MarketWatch photo illustration/Getty Images, iStockphoto
The tools the world’s leading central bankers used to fight the financial crisis were insufficient most of the time, a paper by leading economists concludes.

The Federal Reserve should use the same tools to fight the next recession that they developed during the financial crisis, even though the controversial strategies only achieved so-so results, according to a new paper released by a group of all-star economists Friday.

Global central banks won’t be able to rely on their traditional policy tool of slashing their benchmark interest rates to fight the next recession because rates are already low or negative.

The paper said policymakers should use some mix of tools, including:

• QE, or quantitative easing, which is buying assets and expanding the central bank’s balance sheet to push long-term interest rates down;

• Negative interest rates, to make it expensive for lenders to sit on cash;

• Forward guidance, or telling the market that rates would stay low for a specific period of time so that rates don’t spike at the first sign of a recovery.

• Yield curve control, which extends the maturity of interest rates that the central banks target.

Policies used during the financial crisis, some of which are part of this new prescription, were controversial. In the U.S., congressional Republicans strongly objected to the Fed’s QE programs, for instance.

The paper, which studies the crisis response in eight countries, stressed that some tools only worked occasionally, which central banks should bear in mind when fighting the next recession.

“Our results are decidedly mixed. Most of the time, new monetary policies were insufficient to overcome financial headwinds,” the paper concluded.

Policies proved powerful enough only about half the time in the United States, a little more in Europe and only rarely in Japan, the economists said.

About 20% of the time, the new tools backfired and financial conditions tightened. And in many cases, global conditions that were influencing policy were “insensitive” to individual central bank policies, they said.

Despite this checkered record, the economists said the central banks should double down and be more aggressive.

“We view the limited success in easing financial conditions in the face of global headwinds as a justification for more activist policy, not less,” the economists concluded.
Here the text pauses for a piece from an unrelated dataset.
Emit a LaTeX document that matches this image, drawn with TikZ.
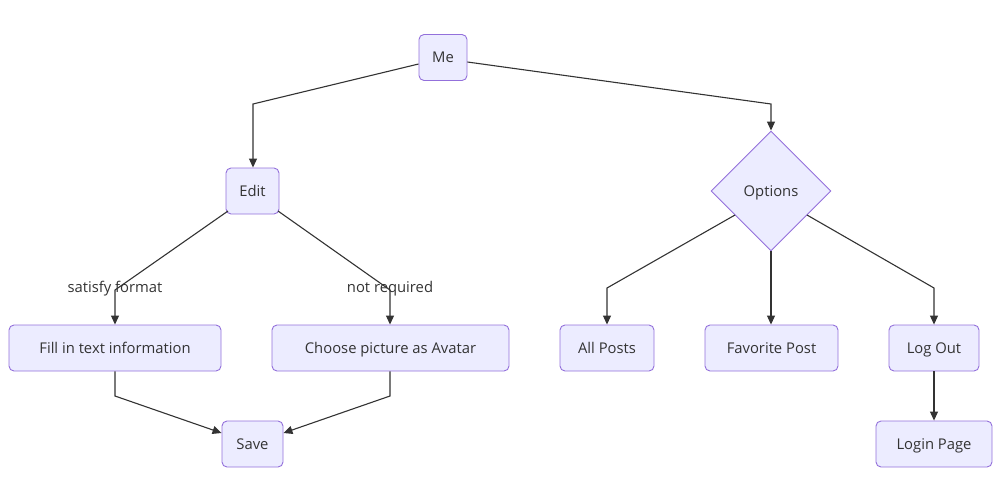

It was just important that central banks be humble about what results to expect, they added.

The paper was written by two leading private-sector economists, Michael Feroli of J.P. Morgan Chase, and Catherine Mann of Citigroup and three leading academics, Stephen Cecchetti of Brandeis International Business School, Anil Kashyap of the University of Chicago Booth School of Business, and Kermit Schoenholtz of the NYU Stern School of Business.